A key theme in the debate about the governance of Northern Ireland is the interpretation of the concept of consent, which lies at the heart of the 1998 Belfast/Good FridayAgreement. Consent is fundamental to any stable form of government, and what was secured in 1998 was a unique accommodation of diverse views that had appeared to be incompatible. Across the world, there are a multitude of examples of actions taken by governments in divided societies which do not have the consent of all groupings. In such societies it often appears impossible to secure a consensus over issues or actions.
When John Hume began to talk in the 1990s of “a chance for peace” he could have only meant one thing: that there were possible circumstances or conditions which, if met, would lead to the Irish republican movement acquiescing with the partition of Ireland. That might have been jarring for some, but what else could have led to peace? – certainly not the imposition of a united Ireland which would then (as in 1912, when unionists opposed Home Rule for the whole of Ireland) have led to violent unionist reaction.

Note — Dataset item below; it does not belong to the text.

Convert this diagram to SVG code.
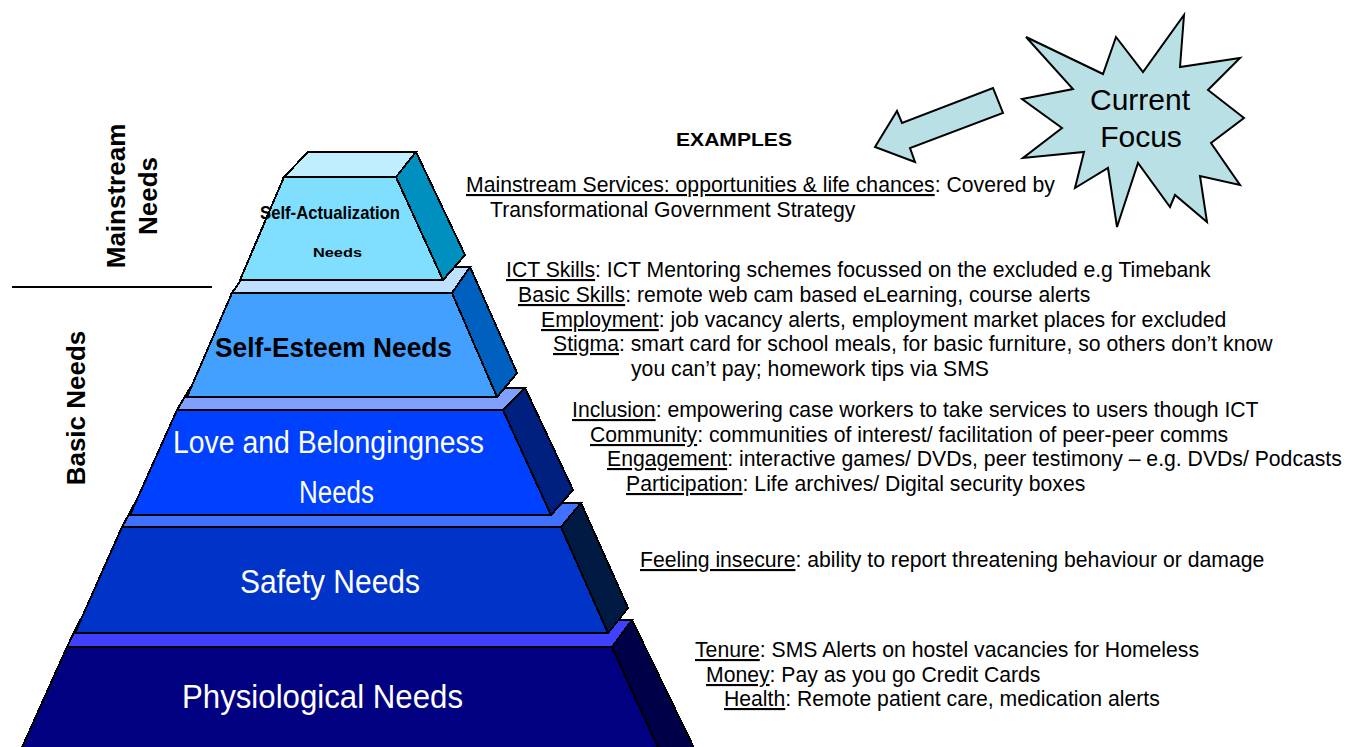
<svg xmlns="http://www.w3.org/2000/svg" width="1352" height="747" viewBox="0 0 1352 747">
  <style>
    .face { stroke: #000; stroke-width: 2; stroke-linejoin: miter; shape-rendering: crispEdges; }
    .lbl { font-family: "Liberation Sans", Arial, sans-serif; }
    .side-lbl { font-family: "Liberation Sans", Arial, sans-serif; font-weight: bold; font-size: 26px; fill: #000; text-anchor: middle; }
    .body { font-family: "Liberation Sans", Arial, sans-serif; font-size: 21.2px; fill: #000; }
    .u { text-decoration: underline; }
    .callout { fill: #B9E0E5; stroke: #000; stroke-width: 2; stroke-linejoin: miter; }
  </style>

  <rect width="1352" height="747" fill="#fff"/>

  <!-- Pyramid, drawn bottom tier first so each upper tier overlaps the one below -->
  <g id="physiological">
    <polygon class="face" fill="#4040FF" points="80,620 632,620 612,647 67,647"/>
    <polygon class="face" fill="#000048" points="612,647 632,620 696,752 660,752"/>
    <polygon class="face" fill="#000080" points="67,647 612,647 660,752 20,752"/>
    <text class="lbl" x="182" y="708" font-size="33" fill="#fff" textLength="281" lengthAdjust="spacingAndGlyphs">Physiological Needs</text>
  </g>

  <g id="safety">
    <polygon class="face" fill="#4070FF" points="135,503 581,503 561,527 122,527"/>
    <polygon class="face" fill="#001A44" points="561,527 581,503 628,608 608,633"/>
    <polygon class="face" fill="#0033C8" points="122,527 561,527 608,633 75,633"/>
    <text class="lbl" x="240" y="593" font-size="33" fill="#fff" textLength="180" lengthAdjust="spacingAndGlyphs">Safety Needs</text>
  </g>

  <g id="love-belonging">
    <polygon class="face" fill="#80A0FF" points="190,388 525,388 503,410 177,410"/>
    <polygon class="face" fill="#002080" points="503,410 525,388 573,490 551,515"/>
    <polygon class="face" fill="#0040FF" points="177,410 503,410 551,515 130,515"/>
    <text class="lbl" x="173" y="453" font-size="31" fill="#fff" textLength="311" lengthAdjust="spacingAndGlyphs">Love and Belongingness</text>
    <text class="lbl" x="299" y="503" font-size="31" fill="#fff" textLength="75" lengthAdjust="spacingAndGlyphs">Needs</text>
  </g>

  <g id="self-esteem">
    <polygon class="face" fill="#C0E0FF" points="250,267 470,267 452,293 232,293"/>
    <polygon class="face" fill="#0060C0" points="452,293 470,267 517,373 497,397"/>
    <polygon class="face" fill="#43A0FF" points="232,293 452,293 497,397 187,397"/>
    <text class="lbl" x="215" y="357" font-size="28" font-weight="bold" fill="#000" textLength="237" lengthAdjust="spacingAndGlyphs">Self-Esteem Needs</text>
  </g>

  <g id="self-actualization">
    <polygon class="face" fill="#C0EEFF" points="308,152 416,152 396,177 284,177"/>
    <polygon class="face" fill="#0090C0" points="396,177 416,152 465,255 443,280"/>
    <polygon class="face" fill="#80DFFF" points="284,177 396,177 443,280 240,280"/>
    <text class="lbl" x="260" y="219" font-size="19" font-weight="bold" fill="#000" textLength="140" lengthAdjust="spacingAndGlyphs">Self-Actualization</text>
    <text class="lbl" x="313" y="257" font-size="12" font-weight="bold" fill="#000" textLength="49" lengthAdjust="spacingAndGlyphs">Needs</text>
  </g>

  <!-- Side grouping labels -->
  <g id="group-labels">
    <text class="side-lbl" transform="translate(125,196) rotate(-90)">Mainstream</text>
    <text class="side-lbl" transform="translate(157,196) rotate(-90)">Needs</text>
    <line x1="12" y1="287" x2="212" y2="287" stroke="#000" stroke-width="2"/>
    <text class="side-lbl" transform="translate(85,408) rotate(-90)">Basic Needs</text>
  </g>

  <!-- Callout: starburst with arrow -->
  <g id="current-focus">
    <polygon class="callout" points="1026,37 1103,74 1116,37 1143,72 1184,15 1180,67 1240,58 1208,90 1244,118 1211,143 1240,185 1200,176 1207,222 1175,195 1170,207 1138,163 1117,227 1108,168 1075,188 1084,152 1023,158 1062,128 1022,99 1073,89"/>
    <text class="lbl" x="1140" y="110" font-size="30" text-anchor="middle" fill="#000">Current</text>
    <text class="lbl" x="1141" y="147" font-size="30" text-anchor="middle" fill="#000">Focus</text>
  </g>

  <g id="connectors">
    <polygon class="callout" points="875,147 897,111 902,123 993,88 1003,113 910,148 915,162"/>
  </g>

  <!-- Examples column -->
  <g id="examples">
    <text class="lbl" x="676" y="146" font-size="19" font-weight="bold" textLength="116" lengthAdjust="spacingAndGlyphs">EXAMPLES</text>

    <text class="body" x="466" y="192"><tspan class="u">Mainstream Services: opportunities &amp; life chances</tspan>: Covered by</text>
    <text class="body" x="490" y="217">Transformational Government Strategy</text>

    <text class="body" x="506" y="277"><tspan class="u">ICT Skills</tspan>: ICT Mentoring schemes focussed on the excluded e.g Timebank</text>
    <text class="body" x="518" y="302"><tspan class="u">Basic Skills</tspan>: remote web cam based eLearning, course alerts</text>
    <text class="body" x="541" y="327"><tspan class="u">Employment</tspan>: job vacancy alerts, employment market places for excluded</text>
    <text class="body" x="553" y="351"><tspan class="u">Stigma</tspan>: smart card for school meals, for basic furniture, so others don’t know</text>
    <text class="body" x="631" y="376">you can’t pay; homework tips via SMS</text>

    <text class="body" x="572" y="417"><tspan class="u">Inclusion</tspan>: empowering case workers to take services to users though ICT</text>
    <text class="body" x="590" y="442"><tspan class="u">Community</tspan>: communities of interest/ facilitation of peer-peer comms</text>
    <text class="body" x="607" y="466"><tspan class="u">Engagement</tspan>: interactive games/ DVDs, peer testimony – e.g. DVDs/ Podcasts</text>
    <text class="body" x="626" y="491"><tspan class="u">Participation</tspan>: Life archives/ Digital security boxes</text>

    <text class="body" x="640" y="567"><tspan class="u">Feeling insecure</tspan>: ability to report threatening behaviour or damage</text>

    <text class="body" x="695" y="657"><tspan class="u">Tenure</tspan>: SMS Alerts on hostel vacancies for Homeless</text>
    <text class="body" x="706" y="682"><tspan class="u">Money</tspan>: Pay as you go Credit Cards</text>
    <text class="body" x="724" y="706"><tspan class="u">Health</tspan>: Remote patient care, medication alerts</text>
  </g>
</svg>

Since that point, the concept of consent, though often little understood, has become central to the establishment of lasting peace. The Constitutional Status of Northern Ireland: Consent, Acquiescence, Subjugation, Indifference seeks to step back from the fraught present context and look at consent and some related concepts in a wider perspective.
This publication presents the personal views of the author and not those of The Constitution Society, which publishes it as a contribution to debate on this important subject.